I guess you’ll have to take my word for the fact that the porn was degrading by anyone’s standards - even if the women involved liked it that way and asked for it. You wouldn’t have to read between the lines. My view is that porn like that is not something that she, or any 15yr old kid, should be extensively exposed to until they have developed a good sense of who they are as a person. Once she has a strong sense of self, is of age, out of my house, and capable of drawing and enforcing her own sexual boundaries - then she can do whatever she wants.
So as it stands today, there is still a ban on electronics, she has deleted the offensive posts but can otherwise keep her Tumblr account. I am still struggling to find a way to explain in a way that I’m comfortable with, the difference between good, healthy sex and unhealthy sex. But I guess it’s just another facet of the talk about respecting yourself and other people.

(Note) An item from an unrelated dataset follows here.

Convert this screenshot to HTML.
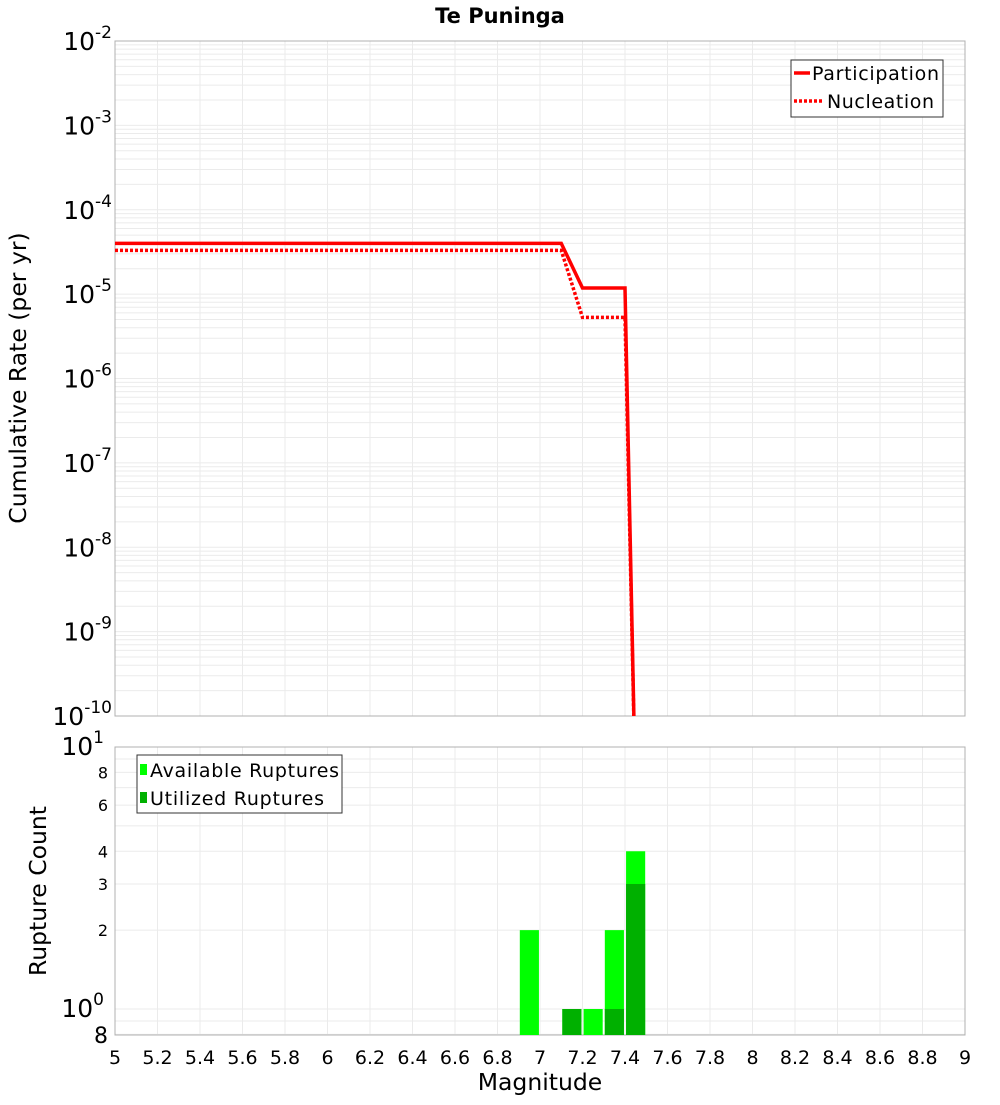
<!DOCTYPE html>
<html><head><meta charset="utf-8"><style>
body{margin:0;background:#fff;font-family:"Liberation Sans","DejaVu Sans",sans-serif}
svg text{font-family:"DejaVu Sans","Liberation Sans",sans-serif}
</style></head><body>
<svg id="c" width="1000" height="1100" xmlns="http://www.w3.org/2000/svg">
<text x="500" y="23" text-anchor="middle" font-size="21" font-weight="bold">Te Puninga</text>
<g id="topg"></g>
<g id="botg"></g>
<text transform="translate(26,378) rotate(-90)" text-anchor="middle" font-size="23.5">Cumulative Rate (per yr)</text>
<text transform="translate(46,891) rotate(-90)" text-anchor="middle" font-size="23.5">Rupture Count</text>
<text x="540" y="1090" text-anchor="middle" font-size="23.5">Magnitude</text>
<g>
<rect x="791" y="60" width="152" height="57" fill="#fff" stroke="#333"/>
<line x1="794" y1="73" x2="810" y2="73" stroke="red" stroke-width="3.5"/>
<text x="812" y="80" font-size="19" textLength="127">Participation</text>
<line x1="794" y1="101" x2="822" y2="101" stroke="red" stroke-width="3.5" stroke-dasharray="3,2"/>
<text x="827" y="108" font-size="19" textLength="107">Nucleation</text>
</g>
<g>
<rect x="137" y="755" width="205" height="58" fill="#fff" stroke="#333"/>
<rect x="140" y="764" width="7" height="11" fill="#00ff00"/>
<text x="150" y="777" font-size="19" textLength="189">Available Ruptures</text>
<rect x="140" y="792" width="7" height="11" fill="#00b000"/>
<text x="150" y="805" font-size="19" textLength="174">Utilized Ruptures</text>
</g>
</svg>
<script>
const rateMags=[5,7.1,7.2,7.4,7.45];
const partRates=[4.0e-5,4.0e-5,1.18e-5,1.18e-5,1e-11];
const nuclRates=[3.3e-5,3.3e-5,5.3e-6,5.3e-6,1e-11];
const binMags=[6.95,7.15,7.25,7.35,7.45];
const available=[2,1,1,2,4];
const utilized=[0,1,0,1,3];
const xTicks=[5,5.2,5.4,5.6,5.8,6,6.2,6.4,6.6,6.8,7,7.2,7.4,7.6,7.8,8,8.2,8.4,8.6,8.8,9];
const rateExps=[-2,-3,-4,-5,-6,-7,-8,-9,-10];
const countTicks=[2,3,4,6,8];

const NS="http://www.w3.org/2000/svg";
const X0=115,X1=965;
const xs=m=>X0+(m-5)/4*(X1-X0);
const T0=41,T1=716;
const yr=v=>T0+(-2-Math.log10(v))/8*(T1-T0);
const B0=747,B1=1035;
const yc=v=>1009-Math.log10(v)*262;
function mk(p,t,a){const e=document.createElementNS(NS,t);for(const k in a)e.setAttribute(k,a[k]);p.appendChild(e);return e;}
const topG=document.getElementById('topg'),botG=document.getElementById('botg');
for(let d=-10;d<-2;d++)for(let k=1;k<10;k++){const y=yr(k*Math.pow(10,d));
 const l=mk(topG,'line',{x1:X0,x2:X1,y1:y,y2:y,stroke:'#ebebeb'});
 
 }
xTicks.forEach(m=>{const l=mk(topG,'line',{x1:xs(m),x2:xs(m),y1:T0,y2:T1,stroke:'#ebebeb'});
 
 
 const l2=mk(botG,'line',{x1:xs(m),x2:xs(m),y1:B0,y2:B1,stroke:'#ebebeb'});
 
 
 const t=mk(botG,'text',{x:xs(m),y:1064,'text-anchor':'middle','font-size':19});t.textContent=String(m);
 
 });
const fr=mk(topG,'rect',{x:X0,y:T0,width:X1-X0,height:T1-T0,fill:'none',stroke:'#b0b0b0'});


rateExps.forEach(e=>{const y=yr(Math.pow(10,e));const t=mk(topG,'text',{x:112,y:y+9,'text-anchor':'end','font-size':25});
 t.innerHTML='10<tspan dy="-12" font-size="17">'+e+'</tspan>';
 
 });
const cp=document.createElementNS(NS,'clipPath');cp.id='cl';mk(cp,'rect',{x:X0,y:T0,width:X1-X0,height:T1-T0});topG.appendChild(cp);
function line(vals,dash,name){const p=mk(topG,'polyline',{points:rateMags.map((m,i)=>xs(m)+','+yr(vals[i])).join(' '),fill:'none',stroke:'red','stroke-width':3.5,'clip-path':'url(#cl)'});
 if(dash)p.setAttribute('stroke-dasharray','3,2');
 
 }
line(nuclRates,true,'nucleation-line');
line(partRates,false,'participation-line');
for(let d=-1;d<1;d++)for(let k=1;k<10;k++){const v=k*Math.pow(10,d);if(v<0.77)continue;const y=yc(v);
 const l=mk(botG,'line',{x1:X0,x2:X1,y1:y,y2:y,stroke:'#ebebeb'});
 
 }
const cf=mk(botG,'rect',{x:X0,y:B0,width:X1-X0,height:B1-B0,fill:'none',stroke:'#b0b0b0'});


const bw=0.09;
binMags.forEach((m,i)=>{
 if(available[i]>0){const r=mk(botG,'rect',{x:xs(m-bw/2),y:yc(available[i]),width:xs(m+bw/2)-xs(m-bw/2),height:B1-yc(available[i]),fill:'#00ff00'});
  
  }
 if(utilized[i]>0){const r=mk(botG,'rect',{x:xs(m-bw/2),y:yc(utilized[i]),width:xs(m+bw/2)-xs(m-bw/2),height:B1-yc(utilized[i]),fill:'#00b000'});
  
  }
});
countTicks.forEach(v=>{const t=mk(botG,'text',{x:108,y:yc(v)+6,'text-anchor':'end','font-size':16});t.textContent=v;
 
 });
[[1,yc(1)+8],[10,B0+8]].forEach(([v,y],i)=>{const t=mk(botG,'text',{x:104,y:y,'text-anchor':'end','font-size':25});
 t.innerHTML='10<tspan dy="-12" font-size="17">'+(i)+'</tspan>';
 
 });
const t8=mk(botG,'text',{x:108,y:1043,'text-anchor':'end','font-size':22});t8.textContent='8';


</script>
</body></html>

I think you should make your own porn and get it posted to the sites that she follows. Once she sees her mother’s gaping asshole, she’ll swear off the internet forever.
Why don’t you tell her that healthy sex is a private act between two (or more) consenting people and does not involve exploitation by camera, fake posing for the camera or 15-year-old strangers sharing the people’s pictures on the Internet? People can do absolutely whatever they want together, with or without feelings of love, in private, as an act that gratifies both parties in some non-monetary way. Otherwise it’s pornography and/or voyeurism.
You know, saying “porn isn’t really degrading, it’s just advertised that way because people find that sort of thing more exciting” doesn’t really make the whole genre seem any less sordid.